Bruno's parents are named Ralf and Elsa, but in the credits of the film they are listed as "Father" and "Mother." This is a tribute to the novel, in which the narrative focuses solely on Bruno's point of view.
Rupert Friend initially turned down the role as Lieutenant Kotler because he was shocked by the violent nature of his character. He said, "I mean, it's not particularly flattering to be associated with a group of people who attempted to exterminate an entire race. I'm not a shouty person, and I'm not violent either. The character scared me. But then I realized that that was probably the point. It was about putting a human face on these atrocities." However, Friend struggled throughout filming and became withdrawn after shooting the more harrowing scenes.

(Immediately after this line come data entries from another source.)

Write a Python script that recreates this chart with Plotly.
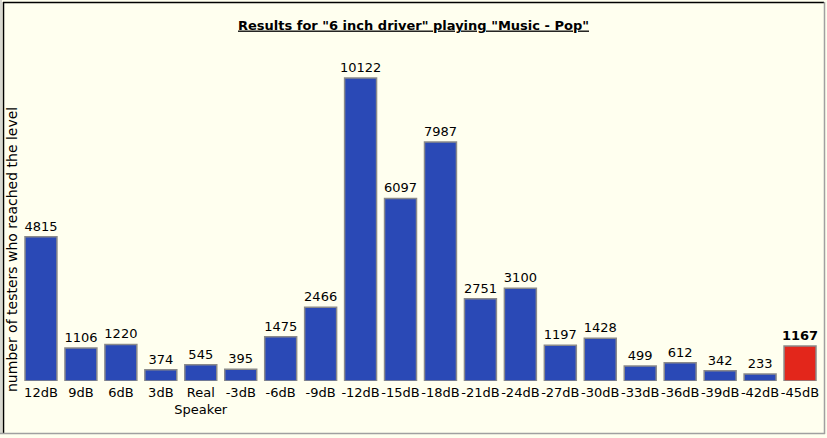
import plotly.graph_objects as go

categories = ["12dB", "9dB", "6dB", "3dB", "Real<br>Speaker", "-3dB", "-6dB", "-9dB",
              "-12dB", "-15dB", "-18dB", "-21dB", "-24dB", "-27dB", "-30dB", "-33dB",
              "-36dB", "-39dB", "-42dB", "-45dB"]
values = [4815, 1106, 1220, 374, 545, 395, 1475, 2466, 10122, 6097, 7987, 2751, 3100,
          1197, 1428, 499, 612, 342, 233, 1167]
highlight_index = 19

colors = ["#2A49B6"] * len(values)
colors[highlight_index] = "#E3261B"
texts = [str(v) for v in values]
texts[highlight_index] = "<b>%d</b>" % values[highlight_index]

FONT = "DejaVu Sans, Verdana, sans-serif"
W, H = 827, 438
ML, MR, MT, MB = 21, 7, 60, 57
PW, PH = W - ML - MR, H - MT - MB


def px(x):
    return (x - ML) / PW


def py(y):
    return (H - MB - y) / PH


def line(x0, y0, x1, y1, color, width=1):
    return dict(type="line", xref="paper", yref="paper", x0=px(x0), y0=py(y0),
                x1=px(x1), y1=py(y1), line=dict(color=color, width=width))


fig = go.Figure(go.Bar(
    x=categories, y=values, text=texts, textposition="outside", cliponaxis=False,
    constraintext="none",
    textfont=dict(family=FONT, size=13, color="#000000"),
    marker=dict(color=colors, line=dict(color="#8A8A8A", width=1.5)),
    hoverinfo="x+y",
))

fig.update_layout(
    width=W, height=H,
    margin=dict(l=ML, r=MR, t=MT, b=MB),
    paper_bgcolor="#FFFFEF", plot_bgcolor="#FFFFEF",
    bargap=0.2, showlegend=False,
    title=dict(text="<b><u>Results for \"6 inch driver\" playing \"Music - Pop\"</u></b>",
               x=0.5, xanchor="center", y=1 - 25 / H, yanchor="middle",
               font=dict(family=FONT, size=13, color="#000000")),
    xaxis=dict(type="category", tickangle=0, showgrid=False, showline=False, ticks="",
               ticklabelstandoff=2,
               tickfont=dict(family=FONT, size=13, color="#000000")),
    yaxis=dict(range=[0, 10722], showgrid=False, showticklabels=False, zeroline=False,
               showline=False, ticks=""),
    annotations=[dict(text="number of testers who reached the level", textangle=-90,
                      xref="paper", yref="paper", x=0, y=py(250), xanchor="right",
                      yanchor="middle", xshift=1, showarrow=False,
                      font=dict(family=FONT, size=14, color="#000000"))],
    shapes=[
        line(1, 0, 1, 434, "#B0B0B0"),
        line(3, 2.5, 824, 2.5, "#000000", 1.5),
        line(3.5, 2, 3.5, 433, "#000000", 1.5),
        line(824.5, 2, 824.5, 434, "#A0A0A0", 1.5),
        line(0, 433.5, 825, 433.5, "#A0A0A0", 1.5),
    ],
)

fig.write_html("out.html", config={"displayModeBar": False},
               post_script="document.body.style.margin='0';")
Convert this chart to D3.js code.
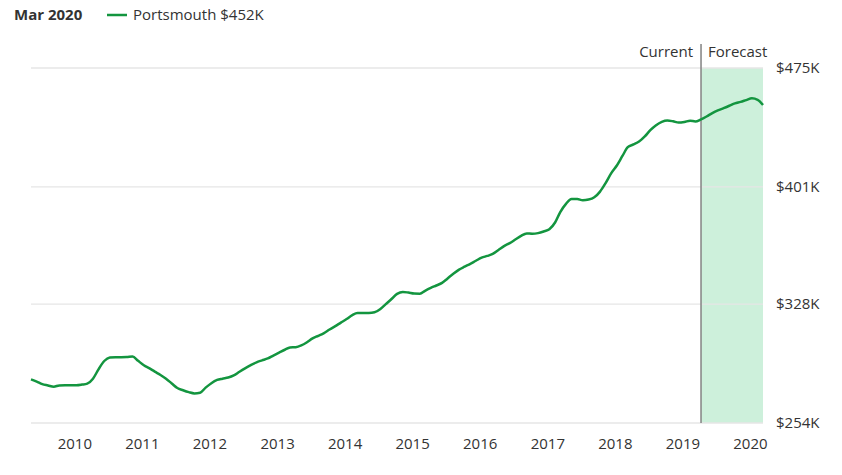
<!DOCTYPE html>
<html>
<head>
<meta charset="utf-8">
<script src="https://cdn.jsdelivr.net/npm/d3@7"></script>
<style>
body{margin:0;background:#fff;font-family:"Open Sans",sans-serif;}
</style>
</head>
<body>
<div id="chart"></div>
<script>
// monthly values, May 2009 .. Mar 2020 (thousands of $)
var startMonth='2009-05';
var currentMonth='2019-04';
var values=[
281.2,279.8,278.2,277.4,276.6,277.4,277.5,277.5,
277.5,277.9,278.5,281.6,287.4,292.6,294.8,295.0,295.0,295.1,295.4,292.7,
290.0,288.0,286.0,283.9,281.6,278.6,275.8,274.4,273.2,272.4,272.8,276.0,
278.8,280.8,281.6,282.3,283.6,285.9,288.0,290.0,291.8,293.0,294.2,296.0,
297.8,299.6,301.0,301.2,302.3,304.3,306.7,308.3,310.0,312.2,314.3,316.5,
318.7,321.2,322.5,322.5,322.5,322.9,324.8,328.0,331.2,334.4,335.6,335.2,
334.6,334.5,336.3,338.1,339.6,341.2,344.0,346.9,349.5,351.3,353.1,355.0,
356.9,358.0,359.3,361.7,364.1,366.0,368.2,370.5,372.0,371.8,372.2,373.2,
374.6,378.8,385.3,390.4,393.5,393.4,392.7,393.1,394.5,397.9,403.3,409.4,
414.3,420.4,425.7,427.4,429.2,432.4,436.3,439.4,441.5,442.3,441.8,441.0,
441.4,442.2,441.7,443.0,444.8,446.9,448.6,450.0,451.5,453.0,453.9,455.0,
456.1,455.2,452.0
];
var yTicks=[254,328,401,475];
var xTickYears=[2010,2011,2012,2013,2014,2015,2016,2017,2018,2019,2020];

var W=842,H=475;
var parse=d3.timeParse('%Y-%m');
var t0=parse(startMonth);
var data=values.map(function(v,i){return {d:d3.timeMonth.offset(t0,i),v:v};});

var svg=d3.select('#chart').append('svg').attr('width',W).attr('height',H);

var x=d3.scaleTime().domain(d3.extent(data,function(d){return d.d;})).range([31,763]);
var y=d3.scaleLinear().domain([254,475]).range([423,68]);

var cur=parse(currentMonth);

// forecast band
svg.append('rect')
	.attr('x',x(cur)).attr('y',y(475))
	.attr('width',x(data[data.length-1].d)-x(cur))
	.attr('height',y(254)-y(475))
	.style('fill','#cdf0db');

// grid
svg.append('g').selectAll('line').data(yTicks).enter().append('line')
	.attr('x1',31).attr('x2',763)
	.attr('y1',function(d){return y(d);}).attr('y2',function(d){return y(d);})
	.style('stroke','#e6e6e6').style('stroke-width',1.3);

// right axis
var yAxis=d3.axisRight(y).tickValues(yTicks).tickSize(0).tickPadding(0)
	.tickFormat(function(d){return '$'+d+'K';});
var gy=svg.append('g').attr('transform','translate(776,0)').call(yAxis);
gy.select('.domain').remove();
gy.selectAll('text').style('font-family','"Open Sans",sans-serif').style('font-size','15px').style('fill','#333');

// bottom axis
var xAxis=d3.axisBottom(x).tickValues(xTickYears.map(function(yr){return new Date(yr,0,1);}))
	.tickSize(0).tickPadding(0).tickFormat(d3.timeFormat('%Y'));
var gx=svg.append('g').attr('transform','translate(-2,438)').call(xAxis);
gx.select('.domain').remove();
gx.selectAll('text').style('font-family','"Open Sans",sans-serif').style('font-size','15px').style('fill','#333');

// current marker
svg.append('line')
	.attr('x1',x(cur)).attr('x2',x(cur)).attr('y1',44).attr('y2',423)
	.style('stroke','#8a8a8a').style('stroke-width',1.6);
svg.append('text').attr('x',x(cur)-8).attr('y',57).attr('text-anchor','end')
	.text('Current').style('font-size','15px').style('fill','#333');
svg.append('text').attr('x',x(cur)+7).attr('y',57)
	.text('Forecast').style('font-size','15px').style('fill','#333');

// line
var line=d3.line().x(function(d){return x(d.d);}).y(function(d){return y(d.v);}).curve(d3.curveMonotoneX);
svg.append('path').datum(data).attr('d',line)
	.style('fill','none').style('stroke','#13953f').style('stroke-width',2.5)
	.style('stroke-linejoin','round');

// header / legend
svg.append('text').attr('x',14).attr('y',20).text('Mar 2020')
	.style('font-size','15px').style('font-weight','bold').style('fill','#333');
svg.append('line').attr('x1',107).attr('x2',127).attr('y1',15).attr('y2',15)
	.style('stroke','#13953f').style('stroke-width',2.5);
svg.append('text').attr('x',133).attr('y',20)
	.text('Portsmouth $'+Math.round(values[values.length-1])+'K')
	.style('font-size','15px').style('fill','#333');
</script>
</body>
</html>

Some parts in the movie is of some parts of the story of Rudolph Höss, a two-time commander in Auschwitz. The name "Ralf" is a play with names. His wife did not want him "in bed" after realizing what they where doing in the camp (whereupon he was unfaithful with the maid). The house in which the film was made looks remarkably like their house close to Auschwitz. The children became aware of the camp. His rank (Lieutenant Colonel) is same that Höss had at the time. In real life, however, Höss had four children and, of course, what happened in the movie did not happen to the Höss family.
Given a closer look during the scene when Bruno and his friends run past a truck being loaded with arrested Jews, a little boy is seen being lifted up by his father. This is strongly implied to be Shumel, as the boy strongly resembles him.
The trivia item below may give away important plot points.
In regard to shooting the final scene, director Mark Herman remarked, "It was a nightmare on many levels. We probably had more lawyers than filmmakers. We had all of the legalities of kids in amongst grown-up naked people."